Network Architectures

Ethernet is a widely used local area network (LAN) architecture based on the CSMA/CD access method, also known as the IEEE 802.3 standard. It can utilize bus or star topologies, with "10" or "100" indicating transmission speeds in Mbps (e.g., 10 BASE 5 for 10 Mbps, 100 BASE-X for 100 Mbps). Ethernet uses baseband transmission, with wiring types designated by "T" for unshielded twisted-pair and "FL" for fiber optics. Data is transmitted in frames, ranging from 64 to 1518 bytes, with 18 bytes used for overhead.  

Ethernet Frame 

A typical Ethernet II frame has the following sections : 

1. Preamble A field that signifies the beginning of the frame .
2. Address A field that identifies the source and destination address for the frame
3. Type: A field that designates the network layer protocol.
4. Data: The data being transmitted.
5. CRC: Cylindrical redundancy check for error checking.

10 BASE 2 (Ethernet topology) 

The 10 BASE 2 Ethernet network uses thinnet cables, with each device connecting to the network via a T-connector attached to the network adapter. Key rules include a minimum 0.5-meter distance between clients, a maximum segment length of 185 meters, and a total network cabling limit of 925 meters. Up to 30 nodes (including clients and repeaters) can be on a segment, with terminators required at both ends. A network may have up to five segments, connected by no more than four repeaters, with only three segments hosting nodes, following the 5-4-3 rule. 

10 BASE 5 (Ethernet topology) 

The 10 BASE 5 Ethernet network uses an external transceiver to connect to the network adapter. Network segments are terminated at both ends, with one end grounded. Key rules include a minimum distance of 0.5 meters between transceivers, a maximum segment length of 500 meters, and a total network cabling limit of 2500 meters. Transceiver cables cannot exceed 50 meters, and each network segment can support up to 100 nodes. 

10 BASE-T (Ethernet topology) 

The 10 BASE-T Ethernet network uses UTP cables in a star topology, where nodes are connected to a central hub that acts as a multiport repeater. This setup is more reliable, easier to manage, and allows for simple troubleshooting, as faulty cable segments can be easily detected and repaired. A problem in one cable only affects the connected device, not the entire network. Key rules include supporting up to 1,024 computers, using UTP category 3, 4, or 5 cables (or STP), a maximum segment length of 100 meters, and a minimum cable distance of 0.5 meters between computers or hubs. 10 BASE-T is flexible and cost-effective for building LANs. 

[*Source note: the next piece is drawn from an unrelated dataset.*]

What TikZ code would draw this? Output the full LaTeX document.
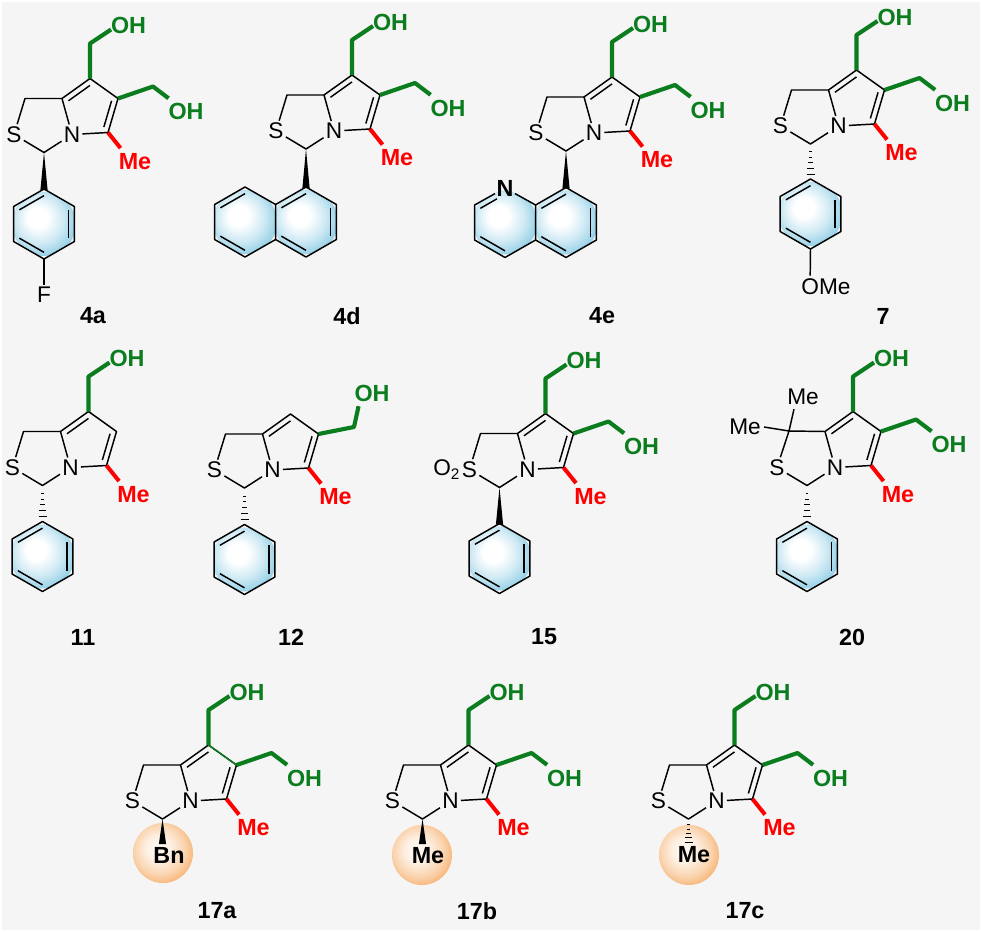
\documentclass[tikz,border=0pt]{standalone}
\usepackage{fontspec}
\setmainfont{Liberation Sans}
\usetikzlibrary{calc}
\definecolor{okgreen}{HTML}{0B7D1F}
\definecolor{okred}{HTML}{FF0000}
\definecolor{arblue}{HTML}{9CD3E8}
\definecolor{ballor}{HTML}{F7B77A}
\definecolor{paper}{HTML}{F5F5F5}
\pgfdeclareradialshading{arom}{\pgfpoint{-6bp}{6bp}}{color(0bp)=(white); color(8bp)=(white); color(19bp)=(arblue!50!white); color(27bp)=(arblue); color(50bp)=(arblue)}
\pgfdeclareradialshading{orball}{\pgfpoint{-5bp}{5bp}}{color(0bp)=(white!90!ballor); color(10bp)=(white!80!ballor); color(21bp)=(ballor!60!white); color(28bp)=(ballor); color(50bp)=(ballor)}
\tikzset{
  x=0.75pt,y=-0.75pt,
  bond/.style={line width=1.1pt,line join=round,black},
  hbond/.style={line width=3.1pt,line join=round,okgreen},
  mbond/.style={line width=3pt,okred},
  atom/.style={inner sep=1.5pt,font=\fontsize{17}{18}\selectfont,text=black},
  batom/.style={inner sep=1pt,font=\fontsize{17.5}{18}\selectfont\bfseries,text=black},
  ohl/.style={inner sep=0.5pt,font=\fontsize{17.5}{18}\selectfont\bfseries,text=okgreen},
  mel/.style={inner sep=0pt,font=\fontsize{17.5}{18}\selectfont\bfseries,text=okred},
  cmpd/.style={inner sep=0pt,font=\fontsize{17.5}{18}\selectfont\bfseries,text=black}
}
\newcommand{\innerbond}[4]{\draw[bond] ($(#1)!#4!(#2)$) -- ($(#1)!#4!(#3)$);}
% bicyclic core
\newcommand{\skeleton}[3]{%
 \begin{scope}[shift={(#2,#3)}]
  \node[atom] (#1N) at (0,0) {N};
  \node[atom] (#1S) at (-58,0) {S};
  \coordinate (#1A) at (-10,-36);
  \coordinate (#1B) at (18,-56);
  \coordinate (#1C) at (46,-36);
  \coordinate (#1D) at (36,-2);
  \coordinate (#1E) at (-28,18);
  \coordinate (#1P) at (18,-26);
  \draw[bond] (#1N) -- (#1A) -- (#1B) -- (#1C) -- (#1D) -- (#1N);
  \draw[bond] (#1N) -- (#1E) -- (#1S);
  \innerbond{#1P}{#1A}{#1B}{0.77}
  \innerbond{#1P}{#1C}{#1D}{0.77}
  \node[mel] (#1Me) at (63,27) {Me};
  \draw[mbond] (#1D) -- ([shift={(2,-5)}]#1Me.north west);
 \end{scope}}
\newcommand{\methylene}[3]{% plain CH2 closing the thiazolidine
 \begin{scope}[shift={(#2,#3)}]
  \coordinate (#1F) at (-47,-36);
  \draw[bond] (#1S) -- (#1F) -- (#1A);
 \end{scope}}
\newcommand{\topOH}[3]{%
 \begin{scope}[shift={(#2,#3)}]
  \coordinate (#1G) at (18,-91);
  \node[ohl] (#1OHa) at (56.5,-109) {OH};
  \draw[hbond] (#1B) -- (#1G) -- ([shift={(1,4)}]#1OHa.west);
 \end{scope}}
\newcommand{\rightOH}[3]{%
 \begin{scope}[shift={(#2,#3)}]
  \coordinate (#1H) at (81,-48);
  \node[ohl] (#1OHb) at (114,-23) {OH};
  \draw[hbond] (#1C) -- (#1H) -- ([shift={(1,-4)}]#1OHb.north west);
 \end{scope}}
% shaded hexagon
\newcommand{\hexring}[3]{%
 \begin{scope}[shift={(#2,#3)}]
  \coordinate (#1c) at (0,0);
  \coordinate (#1t) at (0,-35);
  \coordinate (#1ur) at (30.4,-17.5);
  \coordinate (#1lr) at (30.4,17.5);
  \coordinate (#1b) at (0,35);
  \coordinate (#1ll) at (-30.4,17.5);
  \coordinate (#1ul) at (-30.4,-17.5);
  \begin{scope}
   \clip (#1t) -- (#1ur) -- (#1lr) -- (#1b) -- (#1ll) -- (#1ul) -- cycle;
   \shade[shading=arom] (#1c) circle (32);
  \end{scope}
 \end{scope}}
\newcommand{\hexbonds}[1]{%
 \draw[bond] (#1t) -- (#1ur) -- (#1lr) -- (#1b) -- (#1ll) -- (#1ul) -- cycle;
 \innerbond{#1c}{#1t}{#1ul}{0.81}
 \innerbond{#1c}{#1ur}{#1lr}{0.81}
 \innerbond{#1c}{#1b}{#1ll}{0.81}}
\newcommand{\wedgebond}[2]{\fill[black] (#1) -- ($(#2)+(-3.6,1)$) -- ($(#2)+(3.6,1)$) -- cycle;}
\newcommand{\hashbond}[2]{%
 \foreach \f/\w in {0.22/1.2,0.38/1.9,0.54/2.6,0.70/3.3,0.86/4.0}
  \draw[line width=0.8pt,black] ($(#1)!\f!(#2)+(-\w,0)$) -- ($(#1)!\f!(#2)+(\w,0)$);}
\newcommand{\orballat}[4]{\shade[shading=orball] (#2,#3) circle (#4); \coordinate (#1) at (#2,#3);}
\begin{document}
\begin{tikzpicture}
\useasboundingbox (0,0) rectangle (981,932);
\fill[white] (0,0) rectangle (981,932);
\fill[paper] (2,2) rectangle (980,930);

% 4a
\hexring{aa}{44}{224}
\skeleton{a}{72}{134.5}\methylene{a}{72}{134.5}\topOH{a}{72}{134.5}\rightOH{a}{72}{134.5}
\wedgebond{aE}{aat}
\hexbonds{aa}
\node[atom] (aF1) at (44,295) {F};
\draw[bond] (aab) -- (aF1);
\node[cmpd] (l4a) at (93,316) {4a};

% 4d
\hexring{db}{245}{222}\hexring{da}{306}{222}
\skeleton{d}{334}{131}\methylene{d}{334}{131}\topOH{d}{334}{131}\rightOH{d}{334}{131}
\wedgebond{dE}{dat}
\hexbonds{da}
\draw[bond] (daul) -- (dbt) -- (dbul) -- (dbll) -- (dbb) -- (dall);
\innerbond{dbc}{dbt}{dbul}{0.81}
\innerbond{dbc}{dbb}{dbll}{0.81}
\node[cmpd] (l4d) at (347,316) {4d};

% 4e
\hexring{eb}{505}{222.5}\hexring{ea}{566}{222.5}
\skeleton{e}{594}{133}\methylene{e}{594}{133}\topOH{e}{594}{133}\rightOH{e}{594}{133}
\wedgebond{eE}{eat}
\hexbonds{ea}
\node[batom] (eNq) at (505,188) {N};
\draw[bond] (eNq) -- (ebul) -- (ebll) -- (ebb) -- (eall);
\draw[bond] (eNq) -- (eaul);
\draw[bond,shorten >=7pt] ($(ebc)!0.81!(ebul)$) -- ($(ebc)!0.81!(ebt)$);
\innerbond{ebc}{ebb}{ebll}{0.81}
\node[cmpd] (l4e) at (602,316) {4e};

% 7
\hexring{fa}{810.5}{214}
\skeleton{f}{838.5}{126}\methylene{f}{838.5}{126}\topOH{f}{838.5}{126}\rightOH{f}{838.5}{126}
\hashbond{fE}{fat}
\hexbonds{fa}
\node[atom,inner sep=0pt] (fOMe) at (826,287) {OMe};
\draw[bond] (fab) -- ([shift={(9,-3)}]fOMe.north west);
\node[cmpd] (l7) at (883,316) {7};

% 11
\hexring{ga}{42.5}{556.5}
\skeleton{g}{70.5}{467.5}\methylene{g}{70.5}{467.5}\topOH{g}{70.5}{467.5}
\hashbond{gE}{gat}
\hexbonds{ga}
\node[cmpd] (l11) at (83,637) {11};

% 12
\hexring{ha}{244.5}{559.5}
\skeleton{h}{272.5}{470}\methylene{h}{272.5}{470}
\begin{scope}[shift={(272.5,470)}]
 \coordinate (hH) at (81.5,-43);
 \node[ohl] (hOH) at (99.5,-77) {OH};
 \draw[hbond] (hC) -- (hH) -- ([shift={(5,4)}]hOH.south west);
\end{scope}
\hashbond{hE}{hat}
\hexbonds{ha}
\node[cmpd] (l12) at (291,637) {12};

% 15
\hexring{ka}{499.5}{558.5}
\skeleton{k}{527.5}{469.5}\methylene{k}{527.5}{469.5}\topOH{k}{527.5}{469.5}\rightOH{k}{527.5}{469.5}
\node[atom,anchor=east,inner sep=0pt] (kO) at (kS.west) {O\raisebox{-3pt}{\fontsize{11.5}{12}\selectfont 2}};
\wedgebond{kE}{kat}
\hexbonds{ka}
\node[cmpd] (l15) at (544,637) {15};

% 20
\hexring{ma}{807}{556.5}
\skeleton{m}{835}{467.5}\topOH{m}{835}{467.5}\rightOH{m}{835}{467.5}
\begin{scope}[shift={(835,467.5)}]
 \coordinate (mF) at (-46,-36.5);
 \draw[bond] (mS) -- (mF) -- (mA);
 \node[atom,inner sep=0pt] (mMeA) at (-32,-70.5) {Me};
 \node[atom,inner sep=0pt] (mMeB) at (-90,-40.5) {Me};
 \draw[bond] (mF) -- ([shift={(7,4)}]mMeA.south west);
 \draw[bond] (mF) -- ([shift={(3,0)}]mMeB.east);
\end{scope}
\hashbond{mE}{mat}
\hexbonds{ma}
\node[cmpd] (l20) at (852,637) {20};

% 17a
\orballat{nball}{163}{853}{30}
\skeleton{n}{190.5}{801}\methylene{n}{190.5}{801}\topOH{n}{190.5}{801}\rightOH{n}{190.5}{801}
\draw[line width=1.1pt,okgreen] (nB) -- (nC);
\coordinate (nT) at (162.5,843);
\wedgebond{nE}{nT}
\node[batom] (nBn) at (169,855) {Bn};
\node[cmpd] (l17a) at (217,911) {17a};

% 17b
\orballat{pball}{422}{855}{30}
\skeleton{p}{450.5}{801}\methylene{p}{450.5}{801}\topOH{p}{450.5}{801}\rightOH{p}{450.5}{801}
\coordinate (pT) at (422.5,843);
\wedgebond{pE}{pT}
\node[batom] (pMeb) at (428,856) {Me};
\node[cmpd] (l17b) at (477,911) {17b};

% 17c
\orballat{qball}{689}{855}{30}
\skeleton{q}{716.5}{801}\methylene{q}{716.5}{801}\topOH{q}{716.5}{801}\rightOH{q}{716.5}{801}
\coordinate (qT) at (688.5,846);
\hashbond{qE}{qT}
\node[batom] (qMeb) at (694,855) {Me};
\node[cmpd] (l17c) at (745,911) {17c};
\end{tikzpicture}
\end{document}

10 BASE – FL; 100 VG - Any LAN & 100 BASE – X (Ethernet Topology) 

10 BASE-FL is an Ethernet specification for fiber-optic cables, supporting distances up to 2000 meters and avoiding electrical issues.  

100 VG-Any LAN uses demand priority access with two priority levels, connecting computers to child hubs and then to parent hubs. It supports cable lengths up to 250 meters and transmits at 100 Mbps over twisted pairs. 

100 BASE-X, or Fast Ethernet, uses a star-bus topology and also operates at 100 Mbps.

Token ring uses a token - passing architecture. The topology is physically a star, but it uses a logical ring to pass the token from station to station. Each node in token ring is attached to a concentrator called a multistation access unit (MSAU or MAU). Because of MSAU, a single computer failure does not stop the whole network. 

Token ring cabling 

Traditionally, token ring uses twisted pair cables. The standard IBM cable types are: 

Type 1: Uses two twisted pairs of solid copper wire with a braided shield for terminal and panel connections. Max distance: 101 meters (331 feet). Utilizes two STPs. 

Type 2: Uses six twisted pairs (two STPs, four UTPs) for voice and data. Max distance: 100 meters. 

Type 3: Uses UTP copper with two twists per inch. Lower cost but slower signal speed. Max distance: 45 meters. 

Passing data on token rings 

A token circulates around the token ring, and the computer holding it controls the transmission medium. The process is as follows: 

1. A computer captures the token.
2. If it has data to send, it transmits a data frame while holding the token.
3. Each computer checks if it is the intended recipient.
4. The destination computer copies the frame, updates the status, and returns the frame to the ring.
5. The sender receives the frame, acknowledges successful transmission, removes it from the ring, and releases the token back onto the ring.

Token ring frame 

Start delimiter: Indicates the start of the frame. 

Access control: Specifies frame priority and identifies if it's a token or data frame. 

Frame control: Contains media access control info. 

Destination address: Receiving computer's address. 

Source address: Sending computer's address. 

Data: The transmitted data. 

Frame check sequence: Error-checking data (CRC). 

End delimiter: Marks the frame's end. 

Frame status: Confirms if the destination was found and the frame recognized.